▶ [What you need to do]: Return the full listing exactly as it is written.

>> Start

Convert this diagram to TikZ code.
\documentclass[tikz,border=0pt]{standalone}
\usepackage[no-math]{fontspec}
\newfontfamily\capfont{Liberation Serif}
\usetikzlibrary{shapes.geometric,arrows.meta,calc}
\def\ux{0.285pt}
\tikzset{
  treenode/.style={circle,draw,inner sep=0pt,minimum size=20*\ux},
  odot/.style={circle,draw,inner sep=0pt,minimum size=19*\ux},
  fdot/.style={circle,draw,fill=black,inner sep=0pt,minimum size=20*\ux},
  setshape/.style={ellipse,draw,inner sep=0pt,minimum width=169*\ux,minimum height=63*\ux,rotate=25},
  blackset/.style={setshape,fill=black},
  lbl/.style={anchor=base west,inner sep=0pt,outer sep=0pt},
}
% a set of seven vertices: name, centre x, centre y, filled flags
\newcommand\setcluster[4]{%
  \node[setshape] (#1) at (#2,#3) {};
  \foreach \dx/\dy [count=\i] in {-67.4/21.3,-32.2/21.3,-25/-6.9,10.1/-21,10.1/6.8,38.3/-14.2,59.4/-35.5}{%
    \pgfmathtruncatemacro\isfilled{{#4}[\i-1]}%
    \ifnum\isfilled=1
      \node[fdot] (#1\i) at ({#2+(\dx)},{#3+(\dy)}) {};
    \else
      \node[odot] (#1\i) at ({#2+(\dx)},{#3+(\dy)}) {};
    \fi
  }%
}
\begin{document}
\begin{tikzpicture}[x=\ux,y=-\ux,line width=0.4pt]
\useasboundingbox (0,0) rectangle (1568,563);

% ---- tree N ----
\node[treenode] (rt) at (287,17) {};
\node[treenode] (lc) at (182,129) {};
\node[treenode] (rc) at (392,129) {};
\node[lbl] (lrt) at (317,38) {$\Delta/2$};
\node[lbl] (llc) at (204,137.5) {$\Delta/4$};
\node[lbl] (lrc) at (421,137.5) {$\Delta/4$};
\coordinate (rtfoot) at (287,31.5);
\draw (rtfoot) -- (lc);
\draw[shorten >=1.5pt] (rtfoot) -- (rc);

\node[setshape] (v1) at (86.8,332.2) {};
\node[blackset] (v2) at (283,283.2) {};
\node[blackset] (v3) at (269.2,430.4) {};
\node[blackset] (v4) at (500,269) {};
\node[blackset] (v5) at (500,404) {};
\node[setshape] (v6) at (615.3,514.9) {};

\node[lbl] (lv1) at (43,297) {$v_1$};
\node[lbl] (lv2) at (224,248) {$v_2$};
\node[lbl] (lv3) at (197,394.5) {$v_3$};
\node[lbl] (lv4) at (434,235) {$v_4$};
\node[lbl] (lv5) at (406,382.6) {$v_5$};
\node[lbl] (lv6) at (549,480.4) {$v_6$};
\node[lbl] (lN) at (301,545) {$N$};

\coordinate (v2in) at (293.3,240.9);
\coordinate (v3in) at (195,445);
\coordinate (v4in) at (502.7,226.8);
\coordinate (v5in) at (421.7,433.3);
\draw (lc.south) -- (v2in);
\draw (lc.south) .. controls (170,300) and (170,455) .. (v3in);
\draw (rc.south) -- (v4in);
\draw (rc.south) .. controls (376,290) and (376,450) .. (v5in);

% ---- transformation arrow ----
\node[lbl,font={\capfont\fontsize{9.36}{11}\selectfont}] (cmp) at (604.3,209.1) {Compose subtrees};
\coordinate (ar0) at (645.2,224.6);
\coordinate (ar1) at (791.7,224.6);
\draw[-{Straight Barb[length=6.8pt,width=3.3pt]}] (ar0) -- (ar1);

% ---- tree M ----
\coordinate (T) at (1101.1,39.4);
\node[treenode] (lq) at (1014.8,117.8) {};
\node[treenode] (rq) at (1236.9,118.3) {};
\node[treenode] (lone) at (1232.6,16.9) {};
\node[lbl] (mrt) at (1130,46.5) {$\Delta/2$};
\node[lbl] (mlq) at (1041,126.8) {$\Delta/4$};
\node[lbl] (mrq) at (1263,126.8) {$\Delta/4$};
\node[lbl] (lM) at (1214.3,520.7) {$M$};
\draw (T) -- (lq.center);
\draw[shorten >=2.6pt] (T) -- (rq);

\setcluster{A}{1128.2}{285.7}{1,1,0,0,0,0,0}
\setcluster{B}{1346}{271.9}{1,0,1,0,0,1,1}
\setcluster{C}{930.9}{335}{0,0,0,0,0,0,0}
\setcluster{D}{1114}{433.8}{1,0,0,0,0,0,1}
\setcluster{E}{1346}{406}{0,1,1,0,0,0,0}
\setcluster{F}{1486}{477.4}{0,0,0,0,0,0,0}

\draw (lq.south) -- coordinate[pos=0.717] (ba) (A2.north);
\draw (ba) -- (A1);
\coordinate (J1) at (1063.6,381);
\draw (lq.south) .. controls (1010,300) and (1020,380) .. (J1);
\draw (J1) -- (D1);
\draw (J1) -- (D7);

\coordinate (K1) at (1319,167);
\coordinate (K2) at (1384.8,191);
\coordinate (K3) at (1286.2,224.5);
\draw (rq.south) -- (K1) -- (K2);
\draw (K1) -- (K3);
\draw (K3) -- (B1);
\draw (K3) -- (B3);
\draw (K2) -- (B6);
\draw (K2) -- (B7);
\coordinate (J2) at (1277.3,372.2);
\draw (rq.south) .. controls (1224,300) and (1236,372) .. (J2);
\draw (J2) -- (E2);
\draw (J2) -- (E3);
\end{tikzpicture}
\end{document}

>> End

▶ [Reply to the task]:
Convert this diagram to TikZ code.
\documentclass[tikz,border=0pt]{standalone}
\usepackage[no-math]{fontspec}
\newfontfamily\capfont{Liberation Serif}
\usetikzlibrary{shapes.geometric,arrows.meta,calc}
\def\ux{0.285pt}
\tikzset{
  treenode/.style={circle,draw,inner sep=0pt,minimum size=20*\ux},
  odot/.style={circle,draw,inner sep=0pt,minimum size=19*\ux},
  fdot/.style={circle,draw,fill=black,inner sep=0pt,minimum size=20*\ux},
  setshape/.style={ellipse,draw,inner sep=0pt,minimum width=169*\ux,minimum height=63*\ux,rotate=25},
  blackset/.style={setshape,fill=black},
  lbl/.style={anchor=base west,inner sep=0pt,outer sep=0pt},
}
% a set of seven vertices: name, centre x, centre y, filled flags
\newcommand\setcluster[4]{%
  \node[setshape] (#1) at (#2,#3) {};
  \foreach \dx/\dy [count=\i] in {-67.4/21.3,-32.2/21.3,-25/-6.9,10.1/-21,10.1/6.8,38.3/-14.2,59.4/-35.5}{%
    \pgfmathtruncatemacro\isfilled{{#4}[\i-1]}%
    \ifnum\isfilled=1
      \node[fdot] (#1\i) at ({#2+(\dx)},{#3+(\dy)}) {};
    \else
      \node[odot] (#1\i) at ({#2+(\dx)},{#3+(\dy)}) {};
    \fi
  }%
}
\begin{document}
\begin{tikzpicture}[x=\ux,y=-\ux,line width=0.4pt]
\useasboundingbox (0,0) rectangle (1568,563);

% ---- tree N ----
\node[treenode] (rt) at (287,17) {};
\node[treenode] (lc) at (182,129) {};
\node[treenode] (rc) at (392,129) {};
\node[lbl] (lrt) at (317,38) {$\Delta/2$};
\node[lbl] (llc) at (204,137.5) {$\Delta/4$};
\node[lbl] (lrc) at (421,137.5) {$\Delta/4$};
\coordinate (rtfoot) at (287,31.5);
\draw (rtfoot) -- (lc);
\draw[shorten >=1.5pt] (rtfoot) -- (rc);

\node[setshape] (v1) at (86.8,332.2) {};
\node[blackset] (v2) at (283,283.2) {};
\node[blackset] (v3) at (269.2,430.4) {};
\node[blackset] (v4) at (500,269) {};
\node[blackset] (v5) at (500,404) {};
\node[setshape] (v6) at (615.3,514.9) {};

\node[lbl] (lv1) at (43,297) {$v_1$};
\node[lbl] (lv2) at (224,248) {$v_2$};
\node[lbl] (lv3) at (197,394.5) {$v_3$};
\node[lbl] (lv4) at (434,235) {$v_4$};
\node[lbl] (lv5) at (406,382.6) {$v_5$};
\node[lbl] (lv6) at (549,480.4) {$v_6$};
\node[lbl] (lN) at (301,545) {$N$};

\coordinate (v2in) at (293.3,240.9);
\coordinate (v3in) at (195,445);
\coordinate (v4in) at (502.7,226.8);
\coordinate (v5in) at (421.7,433.3);
\draw (lc.south) -- (v2in);
\draw (lc.south) .. controls (170,300) and (170,455) .. (v3in);
\draw (rc.south) -- (v4in);
\draw (rc.south) .. controls (376,290) and (376,450) .. (v5in);

% ---- transformation arrow ----
\node[lbl,font={\capfont\fontsize{9.36}{11}\selectfont}] (cmp) at (604.3,209.1) {Compose subtrees};
\coordinate (ar0) at (645.2,224.6);
\coordinate (ar1) at (791.7,224.6);
\draw[-{Straight Barb[length=6.8pt,width=3.3pt]}] (ar0) -- (ar1);

% ---- tree M ----
\coordinate (T) at (1101.1,39.4);
\node[treenode] (lq) at (1014.8,117.8) {};
\node[treenode] (rq) at (1236.9,118.3) {};
\node[treenode] (lone) at (1232.6,16.9) {};
\node[lbl] (mrt) at (1130,46.5) {$\Delta/2$};
\node[lbl] (mlq) at (1041,126.8) {$\Delta/4$};
\node[lbl] (mrq) at (1263,126.8) {$\Delta/4$};
\node[lbl] (lM) at (1214.3,520.7) {$M$};
\draw (T) -- (lq.center);
\draw[shorten >=2.6pt] (T) -- (rq);

\setcluster{A}{1128.2}{285.7}{1,1,0,0,0,0,0}
\setcluster{B}{1346}{271.9}{1,0,1,0,0,1,1}
\setcluster{C}{930.9}{335}{0,0,0,0,0,0,0}
\setcluster{D}{1114}{433.8}{1,0,0,0,0,0,1}
\setcluster{E}{1346}{406}{0,1,1,0,0,0,0}
\setcluster{F}{1486}{477.4}{0,0,0,0,0,0,0}

\draw (lq.south) -- coordinate[pos=0.717] (ba) (A2.north);
\draw (ba) -- (A1);
\coordinate (J1) at (1063.6,381);
\draw (lq.south) .. controls (1010,300) and (1020,380) .. (J1);
\draw (J1) -- (D1);
\draw (J1) -- (D7);

\coordinate (K1) at (1319,167);
\coordinate (K2) at (1384.8,191);
\coordinate (K3) at (1286.2,224.5);
\draw (rq.south) -- (K1) -- (K2);
\draw (K1) -- (K3);
\draw (K3) -- (B1);
\draw (K3) -- (B3);
\draw (K2) -- (B6);
\draw (K2) -- (B7);
\coordinate (J2) at (1277.3,372.2);
\draw (rq.south) .. controls (1224,300) and (1236,372) .. (J2);
\draw (J2) -- (E2);
\draw (J2) -- (E3);
\end{tikzpicture}
\end{document}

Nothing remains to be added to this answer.